Главный предмет исследования Шайтанова — человек или, если говорить более точно, образ человека во времени, взятом в литературном контексте. В этом случае слом эпического мироощущения (зафиксированный в звуковом ореоле!) шекспировского «Ричарда III», принадлежность к эмблематической культуре барокко либо неизбежность человеческого предстояния перед способностью «ощущать за чувственным или бездну греха, или беспредельность идеального мира божественной любви» столько же говорят нам о времени, сколько о биографии и мифологии слова, сформировавшего время; слова, вложенного в уста человеку, способному почувствовать универсальность и уникальность собственной речи (отсюда и восприятие перевода как возможности сдвинуть замерший пласт своего языка и привить ему чужое не только на смысловом, но и на лексическом — лингвистическом — уровне).

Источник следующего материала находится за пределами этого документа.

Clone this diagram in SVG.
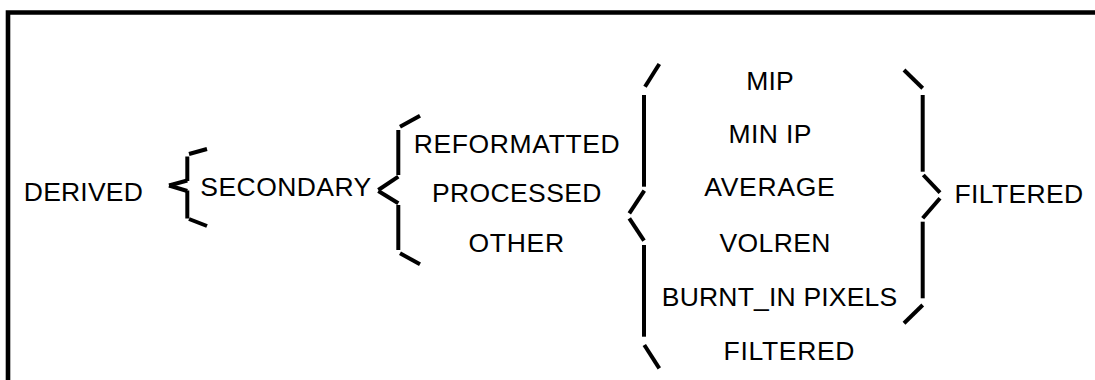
<svg xmlns="http://www.w3.org/2000/svg" width="1095" height="380" viewBox="0 0 1095 380">
<style>
.t{font-family:"Liberation Sans",Arial,sans-serif;font-size:26.5px;fill:#000;text-anchor:middle}
.b{stroke:#000;stroke-width:4;fill:none;stroke-linecap:butt}
</style>
<rect x="0" y="0" width="1095" height="380" fill="#fff"/>
<path d="M8,385 V12.5 H1100" fill="none" stroke="#000" stroke-width="4.6"/>
<g id="derived"><text class="t" x="83.3" y="200.7" textLength="119" lengthAdjust="spacing">DERIVED</text></g>
<g id="secondary"><text class="t" x="285.8" y="196" textLength="171" lengthAdjust="spacing">SECONDARY</text></g>
<g id="reformatted"><text class="t" x="516.7" y="152.7" textLength="206" lengthAdjust="spacing">REFORMATTED</text></g>
<g id="processed"><text class="t" x="516.7" y="202.3" textLength="169.5" lengthAdjust="spacing">PROCESSED</text></g>
<g id="other"><text class="t" x="516.3" y="252.3" textLength="95.5" lengthAdjust="spacing">OTHER</text></g>
<g id="mip"><text class="t" x="770" y="90" textLength="47.5" lengthAdjust="spacing">MIP</text></g>
<g id="minip"><text class="t" x="770" y="142.7" textLength="83" lengthAdjust="spacing">MIN IP</text></g>
<g id="average"><text class="t" x="769.5" y="196" textLength="130.5" lengthAdjust="spacing">AVERAGE</text></g>
<g id="volren"><text class="t" x="775" y="252.3" textLength="111" lengthAdjust="spacing">VOLREN</text></g>
<g id="burnt"><text class="t" x="779.5" y="306" textLength="235.5" lengthAdjust="spacing">BURNT_IN PIXELS</text></g>
<g id="filtered-item"><text class="t" x="789" y="360" textLength="131" lengthAdjust="spacing">FILTERED</text></g>
<g id="filtered"><text class="t" x="1018.8" y="202.7" textLength="128.5" lengthAdjust="spacing">FILTERED</text></g>
<g id="connectors">
<g id="brace1">
<line class="b" x1="189" y1="154" x2="207" y2="149"/>
<line class="b" x1="187.3" y1="156.5" x2="187.3" y2="181"/>
<line class="b" x1="187.3" y1="180.5" x2="169" y2="185.5"/>
<line class="b" x1="169" y1="185.5" x2="187.3" y2="191"/>
<line class="b" x1="187.3" y1="190.5" x2="187.3" y2="218.5"/>
<line class="b" x1="189" y1="219" x2="207" y2="226"/>
</g>
<g id="brace2">
<line class="b" x1="400" y1="126.7" x2="420" y2="115.7"/>
<line class="b" x1="398.3" y1="130" x2="398.3" y2="175"/>
<line class="b" x1="398.3" y1="176.7" x2="378.3" y2="190"/>
<line class="b" x1="378.3" y1="191" x2="398.3" y2="203.3"/>
<line class="b" x1="398.3" y1="205" x2="398.3" y2="250"/>
<line class="b" x1="400" y1="253.3" x2="420" y2="264.3"/>
</g>
<g id="brace3">
<line class="b" x1="645" y1="86.7" x2="659.3" y2="64"/>
<line class="b" x1="644" y1="95" x2="644" y2="186.7"/>
<line class="b" x1="644.3" y1="190.7" x2="629.3" y2="213.3"/>
<line class="b" x1="629.3" y1="218.3" x2="644" y2="240.7"/>
<line class="b" x1="644" y1="245" x2="644" y2="336.7"/>
<line class="b" x1="644.3" y1="345" x2="659.3" y2="368.3"/>
</g>
<g id="brace4">
<line class="b" x1="904" y1="70" x2="922.7" y2="88.3"/>
<line class="b" x1="922.7" y1="95" x2="922.7" y2="171.7"/>
<line class="b" x1="923.3" y1="175" x2="940" y2="192.7"/>
<line class="b" x1="940" y1="198.3" x2="922.7" y2="218.3"/>
<line class="b" x1="922.7" y1="221.7" x2="922.7" y2="298.3"/>
<line class="b" x1="922.7" y1="305" x2="904" y2="323.3"/>
</g>
</g>
</svg>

Такой взгляд требует заведомой цельности, умения видеть и различать единство замысла, чего Шайтанов у большинства современных филологов, увы, не находит. Должно быть, это и заставляет его, начавшего книгу в духе несколько тяжеловесного филологического обзора — обращением к полемике вокруг формалистов, «Исторической поэтики» и ее недооцененности в русской теоретической школе, наследию А. Веселовского, Ю. Тынянова, М. Бахтина, — закончить ее виртуозным разделом «Полемика: наука о слове в условиях утраты логоцентризма», бросив вызов всем популярным подходам в новейшей науке.
Протест против зацикленности на частном вне понимания единства , против увлеченности бытом перед лицом непросматривающегося бытия нашел свое выражение в статье «„Бытовая” история»; опровержение ритуальных приемов, используемых усредненным литературоведением для создания эффекта пущей «научности», — в «Пособии по бедности», саркастической хлесткой рецензии, обращенной к профессорам филологического факультета МГУ. Однако резкость тона и метафорическая бескомпромиссность формулировок, способные настроить против себя неискушенного адресата, в пространстве всей книги уравновешиваются бережным отношением к любому живому, глубокому, исторически достоверному слову. В конечном итоге именно это и позволяет расценить «Компаративистику и/или поэтику» как своего рода ключ к постижению поэтического языка, путеводитель, учащий различать за проброшенным словом, мелькнувшей метафорой исторический комплекс значений — космическое единство, укорененное во «всемирной» культуре и, стало быть, в памяти каждого из читателей.